Dr. SCOTT HUFFMON (Department of Political Science, Winthrop University): DeMint feels that he's probably cruising towards reelection. I think most of the country has learned about Alvin Greene, the Democratic nominee for Senate and the controversy that it's caused.
ROSE: Probably an understatement there. Alvin Greene is the 32-year-old unemployed military veteran with no organized campaign, a pending felony charge for obscenity and a knack for giving awkward interviews to the media, like this one a month ago when he promised to end the recession.
Mr. ALVIN GREENE (Democratic Senatorial Candidate, South Carolina): That's what I'll do. That's what I will do, because I have real plans, and my opponent has nothing.
ROSE: Except a 42-point lead over Greene in one recent poll. So Huffmon says DeMint's got time and money to spend on something bigger.
Dr.

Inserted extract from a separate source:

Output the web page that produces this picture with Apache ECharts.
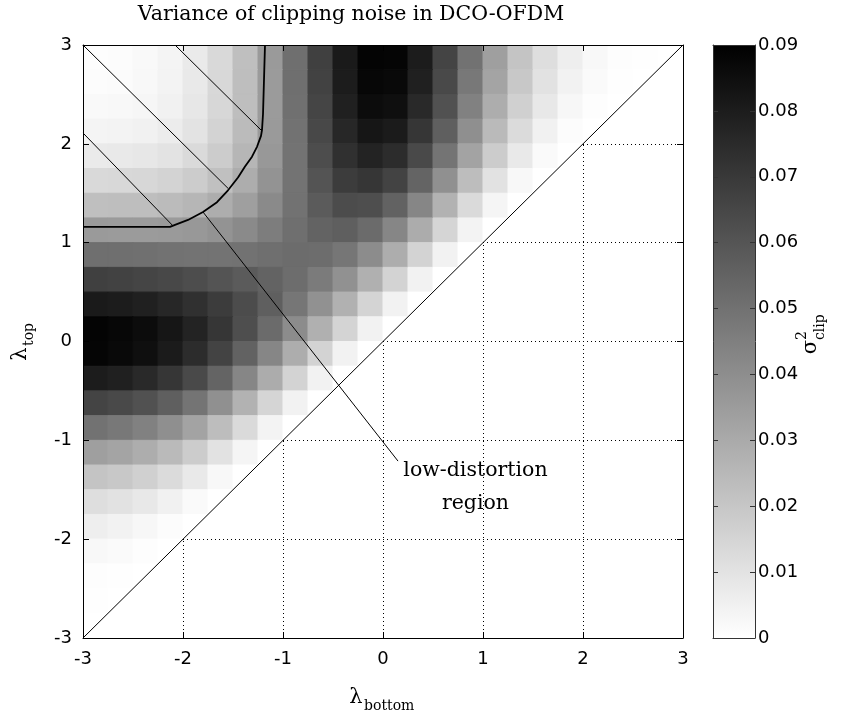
<!DOCTYPE html>
<html>
<head>
<meta charset="utf-8">
<script src="https://cdn.jsdelivr.net/npm/echarts@6/dist/echarts.min.js"></script>
<style>html,body{margin:0;padding:0;background:#fff}#c{width:844px;height:711px}</style>
</head>
<body>
<div id="c"></div>
<script>
// ---------------- data ----------------
// cell centres (lambda_bottom on x, lambda_top on y)
const lambdaCenters = [-2.875,-2.625,-2.375,-2.125,-1.875,-1.625,-1.375,-1.125,-0.875,-0.625,-0.375,-0.125,
                        0.125, 0.375, 0.625, 0.875, 1.125, 1.375, 1.625, 1.875, 2.125, 2.375, 2.625, 2.875];
// sigma_clip^2 rows, top (lambda_top = 2.875) to bottom (lambda_top = -2.875);
// each row runs from lambda_bottom = -2.875 up to the diagonal
const sigmaRows = [
 [0.0006,0.0011,0.0020,0.0039,0.0074,0.0134,0.0227,0.0355,0.0510,0.0673,0.0809,0.0887,0.0884,0.0802,0.0661,0.0496,0.0338,0.0209,0.0117,0.0059,0.0025,0.0008,0.0002,0],
 [0.0011,0.0015,0.0024,0.0043,0.0077,0.0137,0.0228,0.0354,0.0508,0.0667,0.0801,0.0876,0.0870,0.0786,0.0643,0.0478,0.0320,0.0193,0.0103,0.0047,0.0017,0.0003,0],
 [0.0020,0.0024,0.0033,0.0051,0.0085,0.0142,0.0231,0.0354,0.0504,0.0658,0.0787,0.0856,0.0846,0.0757,0.0613,0.0446,0.0290,0.0166,0.0080,0.0030,0.0006,0],
 [0.0039,0.0043,0.0051,0.0068,0.0100,0.0155,0.0239,0.0357,0.0499,0.0645,0.0764,0.0824,0.0806,0.0711,0.0563,0.0397,0.0244,0.0126,0.0050,0.0011,0],
 [0.0074,0.0077,0.0085,0.0100,0.0129,0.0179,0.0256,0.0364,0.0495,0.0627,0.0731,0.0776,0.0745,0.0642,0.0490,0.0325,0.0180,0.0076,0.0017,0],
 [0.0134,0.0137,0.0142,0.0155,0.0179,0.0221,0.0288,0.0382,0.0494,0.0605,0.0687,0.0711,0.0662,0.0546,0.0391,0.0233,0.0104,0.0025,0],
 [0.0227,0.0228,0.0231,0.0239,0.0256,0.0288,0.0340,0.0413,0.0499,0.0580,0.0631,0.0626,0.0555,0.0427,0.0273,0.0131,0.0034,0],
 [0.0355,0.0354,0.0354,0.0357,0.0364,0.0382,0.0413,0.0458,0.0510,0.0552,0.0564,0.0524,0.0428,0.0292,0.0149,0.0041,0],
 [0.0510,0.0508,0.0504,0.0499,0.0495,0.0494,0.0499,0.0510,0.0520,0.0517,0.0484,0.0407,0.0290,0.0157,0.0045,0],
 [0.0673,0.0667,0.0658,0.0645,0.0627,0.0605,0.0580,0.0552,0.0517,0.0466,0.0388,0.0280,0.0156,0.0047,0],
 [0.0809,0.0801,0.0787,0.0764,0.0731,0.0687,0.0631,0.0564,0.0484,0.0388,0.0275,0.0153,0.0047,0],
 [0.0887,0.0876,0.0856,0.0824,0.0776,0.0711,0.0626,0.0524,0.0407,0.0280,0.0153,0.0047,0],
 [0.0884,0.0870,0.0846,0.0806,0.0745,0.0662,0.0555,0.0428,0.0290,0.0156,0.0047,0],
 [0.0802,0.0786,0.0757,0.0711,0.0642,0.0546,0.0427,0.0292,0.0157,0.0047,0],
 [0.0661,0.0643,0.0613,0.0563,0.0490,0.0391,0.0273,0.0149,0.0045,0],
 [0.0496,0.0478,0.0446,0.0397,0.0325,0.0233,0.0131,0.0041,0],
 [0.0338,0.0320,0.0290,0.0244,0.0180,0.0104,0.0034,0],
 [0.0209,0.0193,0.0166,0.0126,0.0076,0.0025,0],
 [0.0117,0.0103,0.0080,0.0050,0.0017,0],
 [0.0059,0.0047,0.0030,0.0011,0],
 [0.0025,0.0017,0.0006,0],
 [0.0008,0.0003,0],
 [0.0002,0],
 [0]
];
const axisTicks = [-3, -2, -1, 0, 1, 2, 3];
const colorRange = [0, 0.09];
const colorStep = 0.01;
// low-distortion region boundary [lambda_bottom, lambda_top]
const boundary = [[-3,1.16],[-2.13,1.16],[-2.08,1.18],[-1.95,1.23],[-1.80,1.31],[-1.66,1.41],[-1.55,1.53],
                  [-1.45,1.66],[-1.38,1.77],[-1.31,1.87],[-1.26,1.97],[-1.22,2.08],[-1.21,2.14],[-1.20,2.30],[-1.18,3]];
const hatchLines = [
  [[-3, 3], [-1.55, 1.55]],
  [[-2.08, 3], [-1.21, 2.13]],
  [[-3, 2.11], [-2.10, 1.17]]
];
const pointerLine = [[-1.80, 1.31], [0.15, -1.21]];
const annotationAt = [0.925, -1.47];
const annotationText = 'low-distortion\nregion';
const titleText = 'Variance of clipping noise in DCO-OFDM';

// ---------------- build ----------------
const serif = '"DejaVu Serif", "Liberation Serif", serif';
const sans = '"DejaVu Sans", "Liberation Sans", sans-serif';
const n = lambdaCenters.length;
const half = (lambdaCenters[1] - lambdaCenters[0]) / 2;
const heatData = [];
sigmaRows.forEach((row, r) => {
  const yv = lambdaCenters[n - 1 - r];
  row.forEach((v, i) => heatData.push([lambdaCenters[i], yv, v]));
});
const xMin = axisTicks[0], xMax = axisTicks[axisTicks.length - 1];
const gridSegs = [];
axisTicks.slice(1, -1).forEach(k => {
  gridSegs.push({coords: [[k, k], [xMax, k]]});
  gridSegs.push({coords: [[k, xMin], [k, k]]});
});

function heatItem(params, api) {
  const x = api.value(0), y = api.value(1);
  const color = api.visual('color');
  const style = {fill: color, stroke: color, lineWidth: 1};
  if (x === y) {
    const p1 = api.coord([x - half, y - half]);
    const p2 = api.coord([x - half, y + half]);
    const p3 = api.coord([x + half, y + half]);
    return {type: 'polygon', shape: {points: [p1, p2, p3]}, style};
  }
  const tl = api.coord([x - half, y + half]);
  const br = api.coord([x + half, y - half]);
  return {type: 'rect', shape: {x: tl[0], y: tl[1], width: br[0] - tl[0], height: br[1] - tl[1]}, style};
}
function colorbarItem(params, api) {
  const p0 = api.coord([api.value(0), api.value(3)]);
  const p1 = api.coord([api.value(1), api.value(2)]);
  return {type: 'rect', shape: {x: p0[0], y: p0[1], width: p1[0] - p0[0], height: p1[1] - p0[1]},
    style: {fill: new echarts.graphic.LinearGradient(0, 0, 0, 1, [{offset: 0, color: '#000'}, {offset: 1, color: '#fff'}])}};
}

const cbEdge = '#333';
const axisCommon = {
  type: 'value', min: xMin, max: xMax, interval: 1, z: 10,
  axisLine: {show: true, onZero: false, lineStyle: {color: '#000', width: 1}},
  axisTick: {show: true, inside: true, length: 6, lineStyle: {color: '#000'}},
  splitLine: {show: false}
};
const tickLabel = {show: true, color: '#000', fontFamily: sans, fontSize: 18};
const cbFrame = {
  gridIndex: 1, type: 'value', min: 0, max: 1, z: 10,
  axisLine: {show: true, onZero: false, lineStyle: {color: cbEdge}},
  axisTick: {show: false}, axisLabel: {show: false}, splitLine: {show: false}
};
const cbAxis = {
  gridIndex: 1, type: 'value', min: colorRange[0], max: colorRange[1], interval: colorStep, z: 10,
  axisLine: {show: true, onZero: false, lineStyle: {color: cbEdge}},
  axisTick: {show: true, inside: true, length: 5, lineStyle: {color: cbEdge}},
  splitLine: {show: false}
};

function txt(text, x, y, size, align, valign) {
  return {type: 'text', x, y, style: {text, fill: '#000', font: size + 'px ' + serif,
    align, verticalAlign: valign, textAlign: align, textVerticalAlign: valign}};
}

const option = {
  animation: false,
  backgroundColor: '#fff',
  grid: [
    {left: 83, top: 45, width: 600, height: 593},
    {left: 713, top: 45, width: 42, height: 593}
  ],
  xAxis: [
    Object.assign({}, axisCommon, {gridIndex: 0, position: 'bottom', axisLabel: Object.assign({}, tickLabel, {margin: 12})}),
    Object.assign({}, axisCommon, {gridIndex: 0, position: 'top', axisLabel: {show: false}}),
    Object.assign({}, cbFrame, {position: 'bottom'}),
    Object.assign({}, cbFrame, {position: 'top'})
  ],
  yAxis: [
    Object.assign({}, axisCommon, {gridIndex: 0, position: 'left', axisLabel: Object.assign({}, tickLabel, {margin: 11})}),
    Object.assign({}, axisCommon, {gridIndex: 0, position: 'right', axisLabel: {show: false}}),
    Object.assign({}, cbAxis, {position: 'right', axisLabel: Object.assign({}, tickLabel, {margin: 3, formatter: v => String(+v.toFixed(2))})}),
    Object.assign({}, cbAxis, {position: 'left', axisLabel: {show: false}})
  ],
  visualMap: {
    type: 'continuous', show: false, seriesIndex: 0, dimension: 2,
    min: colorRange[0], max: colorRange[1], inRange: {color: ['#ffffff', '#000000']}
  },
  series: [
    {type: 'custom', xAxisIndex: 0, yAxisIndex: 0, data: heatData, encode: {x: 0, y: 1},
     renderItem: heatItem, clip: true, silent: true, z: 1},
    {type: 'lines', coordinateSystem: 'cartesian2d', xAxisIndex: 0, yAxisIndex: 0, data: gridSegs,
     lineStyle: {color: '#000', width: 1, type: [1, 3], opacity: 1, curveness: 0}, silent: true, z: 2},
    {type: 'lines', coordinateSystem: 'cartesian2d', xAxisIndex: 0, yAxisIndex: 0,
     data: [{coords: [[xMin, xMin], [xMax, xMax]]}],
     lineStyle: {color: '#000', width: 1, opacity: 1, curveness: 0}, silent: true, z: 3},
    {type: 'lines', coordinateSystem: 'cartesian2d', xAxisIndex: 0, yAxisIndex: 0,
     data: hatchLines.map(c => ({coords: c})).concat([{coords: pointerLine}]),
     lineStyle: {color: '#000', width: 1, opacity: 1, curveness: 0}, silent: true, z: 4},
    {type: 'line', xAxisIndex: 0, yAxisIndex: 0, data: boundary, symbol: 'none', showSymbol: false,
     lineStyle: {color: '#000', width: 1.8}, silent: true, z: 5},
    {type: 'scatter', xAxisIndex: 0, yAxisIndex: 0, data: [annotationAt], symbol: 'circle', symbolSize: 0,
     itemStyle: {color: '#000', opacity: 1}, silent: true, z: 6,
     label: {show: true, position: 'inside', formatter: annotationText, color: '#000', opacity: 1,
             fontFamily: serif, fontSize: 20.5, lineHeight: 33, align: 'center', verticalAlign: 'middle'}},
    {type: 'custom', xAxisIndex: 2, yAxisIndex: 2, data: [[0, 1, colorRange[0], colorRange[1]]],
     encode: {x: [0, 1], y: [2, 3]}, renderItem: colorbarItem, silent: true, z: 1}
  ],
  graphic: [
    txt(titleText, 351, 15, 20.5, 'center', 'middle'),
    {type: 'group', x: 356, y: 698, children: [
      txt('\u03bb', 0, 0, 21, 'center', 'middle'),
      txt('bottom', 8, 8, 14, 'left', 'middle')
    ]},
    {type: 'group', x: 21, y: 354, rotation: Math.PI / 2, children: [
      txt('\u03bb', 0, 0, 21, 'center', 'middle'),
      txt('top', 8, 8, 14, 'left', 'middle')
    ]},
    {type: 'group', x: 811, y: 347, rotation: Math.PI / 2, children: [
      txt('\u03c3', 0, 0, 21, 'center', 'middle'),
      txt('2', 7, -9, 14, 'left', 'middle'),
      txt('clip', 7, 9, 14, 'left', 'middle')
    ]}
  ]
};
const chart = echarts.init(document.getElementById('c'), null, {renderer: 'canvas'});
chart.setOption(option);
</script>
</body>
</html>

HUFFMON: This will absolutely make DeMint a powerbroker, a kingmaker within the Republican Party, to the degree that he is successful.
ROSE: Here's the risk: The candidates DeMint is backing fall to the Republican right - more in line with the Tea Party movement. Most ran against chosen heirs of the Republican Party establishment, and DeMint waded right into the primary fray.
So if DeMint's picks lose in November, party establishment types are likely to blame him for pushing unelectable Tea Partiers onto the ballot.
(Soundbite of applause)
Mr. KEN BUCK (Republican Senatorial Candidate, Colorado): Thank you so much for being here, folks. I just received a call from Jane...
ROSE: Colorado is one of the states where DeMint placed a bet. The Senate Conservatives Fund spent more than $300,000 to land Ken Buck on the victory platform, instead of the candidate favored by Senate Republican leaders. Now, the fund is aggressively soliciting donations for Ken Buck's general election bid, bypassing state and national Republican Party fund-raising efforts.
In essence, draining money from the party's own pockets, says political scientist Scott Huffmon.
Dr. HUFFMON: That, again, is setting up potential conflict between the establishment and Jim DeMint.
Mr. DICK WADHAMS (Chairman, Republican Party, Colorado): No, that is not a conflict with us at all.
ROSE: And that's Dick Wadhams, chairman of the Colorado Republican Party.
Mr. WADHAMS: More importantly, I think Senator DeMint is going to be electing some great U.S. senators across the country - helping to elect some great senators across the country.
ROSE: And boosting his own profile too?
Mr. WADHAMS: I assume so, and that's fine with me.
ROSE: A spokesman for Jim DeMint says the senator didn't come to Washington to make friends. But his efforts to get conservative darlings elected could give him a built-in class of freshmen senators who owe him big. And when you're a kingmaker, who needs friends?
For NPR News, I'm Julie Rose in Charlotte.